Alain Resnais es un director notable. Fue capaz de
retomar una y otra vez tras baches de años el oficio de cineasta,
despreciando los laureles de su antigua fama y asumiendo riesgos a los que la mayor parte
de los directores ni siquiera se asoma. No sólo respecto de su propia obra, en la que es
difícil encontrar dos films que se parezcan (piénsese en Hiroshima Mon Amour, Hace
un año en Marienbad y Smoking/No Smoking y se tendrá una pauta de la
diversidad), sino por referencia a viejas, aparentemente inamovibles pautas del lenguaje
fílmico a las que desafía con singular talento.
Conozco la canción es una de
las cumbres de ese obsesivo afán por renovarse de Resnais, que el 3 de junio de 1999
(fecha del estreno en Buenos Aires) cumplió nada menos que 77 años. No deja de ser un
musical, vale decir un relato jalonado por canciones. Pero no es un musical cualquiera.
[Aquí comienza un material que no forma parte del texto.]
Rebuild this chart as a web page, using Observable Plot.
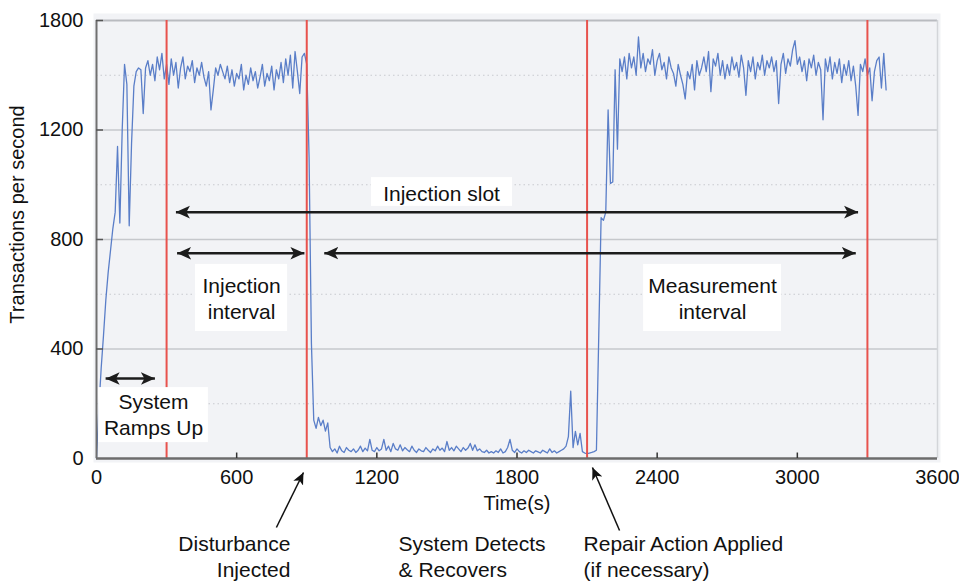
<!DOCTYPE html>
<html><head><meta charset="utf-8">
<script src="https://cdn.jsdelivr.net/npm/d3@7"></script>
<script src="https://cdn.jsdelivr.net/npm/@observablehq/plot@0.6"></script>
<style>html,body{margin:0;padding:0;background:#fff;overflow:hidden}</style>
</head><body><div id="chart"></div>
<script>
// ---- data ----
const sampleSeconds = 10; // one reading every 10 s, starting at t = 0
const tps = [
  0,180,330,450,580,680,760,840,900,1140,
  860,1200,1560,1450,850,1150,1440,1520,1540,1530,
  1290,1540,1580,1500,1560,1470,1600,1530,1620,1480,
  1560,1450,1590,1500,1570,1430,1540,1600,1480,1550,
  1520,1580,1460,1540,1500,1570,1490,1440,1520,1310,
  1420,1540,1500,1560,1520,1480,1550,1460,1530,1440,
  1510,1480,1560,1420,1500,1450,1540,1470,1520,1430,
  1490,1560,1440,1510,1470,1550,1420,1530,1480,1570,
  1460,1590,1500,1610,1430,1630,1520,1400,1600,1620,
  1560,1100,420,140,110,150,120,140,100,130,
  40,25,35,20,45,28,22,40,30,25,
  35,22,30,45,25,38,28,70,30,25,
  40,28,35,70,30,45,25,55,35,30,
  50,28,40,32,25,45,30,22,35,28,
  25,40,30,22,35,28,45,30,38,25,
  62,30,40,28,45,35,25,40,30,38,
  55,30,50,28,35,25,22,30,20,25,
  20,28,22,35,20,25,40,70,30,22,
  35,25,20,28,22,30,25,20,28,24,
  20,30,25,20,35,22,28,20,25,30,
  35,45,80,246,40,99,50,92,25,20,
  18,20,22,25,30,450,880,870,900,1310,
  1005,1010,1530,1130,1590,1520,1600,1480,1620,1540,
  1600,1500,1710,1540,1620,1520,1590,1560,1640,1500,
  1580,1620,1530,1570,1480,1600,1540,1510,1440,1560,
  1500,1450,1370,1520,1480,1560,1420,1580,1500,1540,
  1600,1520,1630,1410,1590,1550,1620,1500,1580,1480,
  1560,1500,1600,1530,1570,1490,1610,1540,1390,1580,
  1520,1600,1480,1570,1530,1610,1500,1580,1540,1600,
  1520,1580,1345,1560,1620,1510,1590,1550,1640,1690,
  1560,1600,1520,1580,1470,1590,1540,1610,1500,1570,
  1530,1256,1590,1520,1600,1480,1570,1510,1590,1460,
  1560,1500,1580,1470,1550,1440,1280,1560,1520,1590,
  1500,1540,1360,1520,1580,1600,1430,1620,1420
];
const xTicks = [0, 600, 1200, 1800, 2400, 3000, 3600];
const xTickMarks = [600, 1200, 1800, 2400, 3000];
const yTicks = [0, 400, 800, 1200, 1800];
const yMajorGrid = [400, 800, 1200];
const yMinorGrid = [200, 600, 1000, 1500];
const phaseBoundaries = [300, 900, 2100, 3300];

// annotation spans (double-headed arrows)
const spans = [
  {from: 340, to: 3260, y: 900},
  {from: 345, to: 890, y: 750},
  {from: 975, to: 3250, y: 750},
  {from: 39, to: 250, y: 292}
];
// white label boxes
const boxes = [
  {x1: 1177, x2: 1781, y1: 921, y2: 1026},
  {x1: 424, x2: 818, y1: 464, y2: 709},
  {x1: 2342, x2: 2932, y1: 464, y2: 709},
  {x1: 9, x2: 479, y1: 58, y2: 259}
];
const insideLabels = [
  {x: 1477, y: 972, text: "Injection slot"},
  {x: 621, y: 588, text: "Injection\ninterval"},
  {x: 2637, y: 588, text: "Measurement\ninterval"},
  {x: 244, y: 163, text: "System\nRamps Up"}
];
const belowRightAligned = [{x: 830, y: -356, text: "Disturbance\nInjected"}];
const belowLeftAligned = [
  {x: 1293, y: -356, text: "System Detects\n& Recovers"},
  {x: 2085, y: -356, text: "Repair Action Applied\n(if necessary)"}
];
const calloutArrows = [
  {x1: 770, y1: -252, x2: 886, y2: -51},
  {x1: 2239, y1: -263, x2: 2123, y2: -33}
];

const series = tps.map((v, i) => ({t: i * sampleSeconds, v}));

function head(size) {
  return (color) => {
    const ns = "http://www.w3.org/2000/svg";
    const m = document.createElementNS(ns, "marker");
    m.setAttribute("viewBox", "-10 -5 10 10");
    m.setAttribute("markerWidth", size);
    m.setAttribute("markerHeight", size);
    m.setAttribute("markerUnits", "userSpaceOnUse");
    m.setAttribute("orient", "auto-start-reverse");
    m.setAttribute("refX", 0);
    m.setAttribute("refY", 0);
    const p = document.createElementNS(ns, "path");
    p.setAttribute("d", "M0,0L-10,-4.5L-7.5,0L-10,4.5Z");
    p.setAttribute("fill", color);
    p.setAttribute("stroke", "none");
    m.appendChild(p);
    return m;
  };
}
const bigHead = head(14);
const smallHead = head(12);

// The printed axis places its labelled ticks at equal spacing (the last step is 600, not 400)
const plotTop = 20, plotBottom = 458;
const yRange = yTicks.map((_, i) => plotBottom - (i / (yTicks.length - 1)) * (plotBottom - plotTop));

const fontStack = "'Liberation Sans', Arial, Helvetica, sans-serif";
const fmt = d => String(d);
const chart = Plot.plot({
  width: 959, height: 582,
  marginTop: plotTop, marginRight: 22, marginBottom: 582 - plotBottom, marginLeft: 96,
  style: {fontFamily: fontStack, fontSize: "20px", color: "#111", background: "#fff", overflow: "visible"},
  x: {type: "linear", domain: [0, 3600]},
  y: {type: "linear", domain: yTicks, range: yRange},
  marks: [
    Plot.frame({fill: "#f2f3f6", stroke: null, insetTop: -7, insetLeft: -3, insetRight: -3, insetBottom: -4}),
    Plot.gridY(yMinorGrid, {stroke: "#c8cacf", strokeOpacity: 1, strokeDasharray: "1.5,3"}),
    Plot.gridY(yMajorGrid, {stroke: "#c6c8cc", strokeOpacity: 1, strokeWidth: 1.5}),
    Plot.ruleY([1800], {stroke: "#b9bbc0", strokeWidth: 2}),
    Plot.ruleX([3600], {stroke: "#d3d5d9", strokeWidth: 1.5}),
    Plot.line(series, {x: "t", y: "v", stroke: "#5a7ec8", strokeWidth: 1.3}),
    Plot.ruleX(phaseBoundaries, {stroke: "#e8524d", strokeWidth: 2}),
    Plot.ruleX([0], {stroke: "#707070", strokeWidth: 2}),
    Plot.ruleY([0], {stroke: "#6c6c6c", strokeWidth: 2.5}),
    Plot.ruleX(xTickMarks, {y1: 0, y2: 20, stroke: "#333", strokeWidth: 1.5}),
    Plot.ruleY(yTicks.slice(1), {x1: 0, x2: 30, stroke: "#555", strokeWidth: 1.5}),
    Plot.axisX(xTicks, {tickSize: 0, tickPadding: 11, label: null, fontSize: 20, tickFormat: fmt}),
    Plot.axisY(yTicks, {tickSize: 0, tickPadding: 13, label: null, fontSize: 20, tickFormat: fmt}),
    Plot.rect(boxes, {x1: "x1", x2: "x2", y1: "y1", y2: "y2", fill: "white"}),
    Plot.link(spans, {x1: "from", x2: "to", y1: "y", y2: "y", stroke: "#1c1c1c", strokeWidth: 2.5, markerStart: bigHead, markerEnd: bigHead}),
    Plot.text(insideLabels, {x: "x", y: "y", text: "text", fontSize: 21, lineHeight: 1.24, fill: "#111"}),
    Plot.text(belowRightAligned, {x: "x", y: "y", text: "text", fontSize: 21, lineHeight: 1.2, textAnchor: "end", fill: "#111"}),
    Plot.text(belowLeftAligned, {x: "x", y: "y", text: "text", fontSize: 21, lineHeight: 1.2, textAnchor: "start", fill: "#111"}),
    Plot.link(calloutArrows, {x1: "x1", y1: "y1", x2: "x2", y2: "y2", stroke: "#111", strokeWidth: 1.5, markerEnd: smallHead}),
    Plot.text(["Time(s)"], {frameAnchor: "bottom", dy: 51, fontSize: 20, fill: "#111"}),
    Plot.text(["Transactions per second"], {frameAnchor: "left", textAnchor: "middle", dx: -79, dy: -25, rotate: -90, fontSize: 20, fill: "#111"})
  ]
});
document.getElementById("chart").appendChild(chart);
</script></body></html>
Nunca antes las tonadas entraron y salieron tan alegre, tan fluidamente de la
urdimbre argumental, en la que irrumpen una y otra vez, no obstante, con más frecuencia
que las habituales. Semejante hazaña es producto de una rara conjunción: actuaciones
formidables, una mezcla de sonido impresionante y un sentido de la puesta en escena y los
ritmos de montaje que parece destinado a abonar aquello de que se puede ser un pibe
a los 77. Las canciones no están versionadas por los actores, sino apenas
dobladas, o cantadas en playback sobre las voces de los intérpretes originales, todos
ellos apellidos célebres del cancionero galo de distintas épocas (desde Edith Piaf hasta
Charles Aznavour, pasando por docenas de ídolos injustamente ignotos en estas pampas). A
años luz del esquematismo estructural del género, las incluidas aquí no son ni mucho
menos canciones completas. Sí fragmentos, algunos de pocos segundos, insertados con
enorme libertad en los grandes y pequeños picos emotivos que pueblan la historia. La
selección de temas no podría haber sido más exquisita. El efecto es casi siempre
cómico, aunque de un modo si se me permite inquietantemente social.
Surge la impresión de que en tantas situaciones como esas uno debería cantar... aunque
lo último que uno haría, en situaciones como esas, es cantar.
Otras veces, el color de las melodías
y las letras densifica el espesor de las escenas, ya que el desarrollo musical no va en
detrimento del dramático. Este gira en torno de un puñado de criaturas más o menos
conflictuadas de la clase media actual. Camille y Nicolas llevan una pesada hipocondría a
cuestas. Odile es obsesiva, puntillosa, algo eléctrica. Su marido, Claude, camina
lentamente por la vida, aunque se probará mucho menos abombado de lo que parece. Nada es
lo que parece, en realidad, y Conozco la canción se tomará el tiempo apropiado
que nunca fue tan largo, dulce y llevadero para demostrarlo. La mayor parte de
las máscaras caerá al cabo de una deliciosa fiesta en el nuevo departamento de Odile.
Allí podrá saberse que casi nadie coincidía con la imagen que se había fabricado para
presentarse ante los demás. Y en muchos casos, ante sí mismo. Entre gritos estentóreos
y silencios sollozantes (y canciones, claro está), las miserias saldrán a la luz. Lo
magnífico, lo vivificante, es que la consecuencia es una suerte de liberación colectiva.
Como si esas tristes almas encontrarán el alivio, o la expiación, en ese tête à
tête con sus verdades íntimas. Tiene que ver con la catarsis, aquella
función del canto. ¿Acaso no surgió así?
No poco hallazgo es la imagen de una
medusa sobreimpresa en varias escenas de la fiesta. Por momentos opera como una ingeniosa
transición entre diversos pares de interlocutores. En otros obra como la metáfora del
contoneo de esas criaturas entregadas al siempre difícil resbaladizo, sino
resbaloso trámite de desnudarse. El cancionero, a esta altura, es el inevitable
contrapunto de un ritual regocijante, contagioso, embriagador.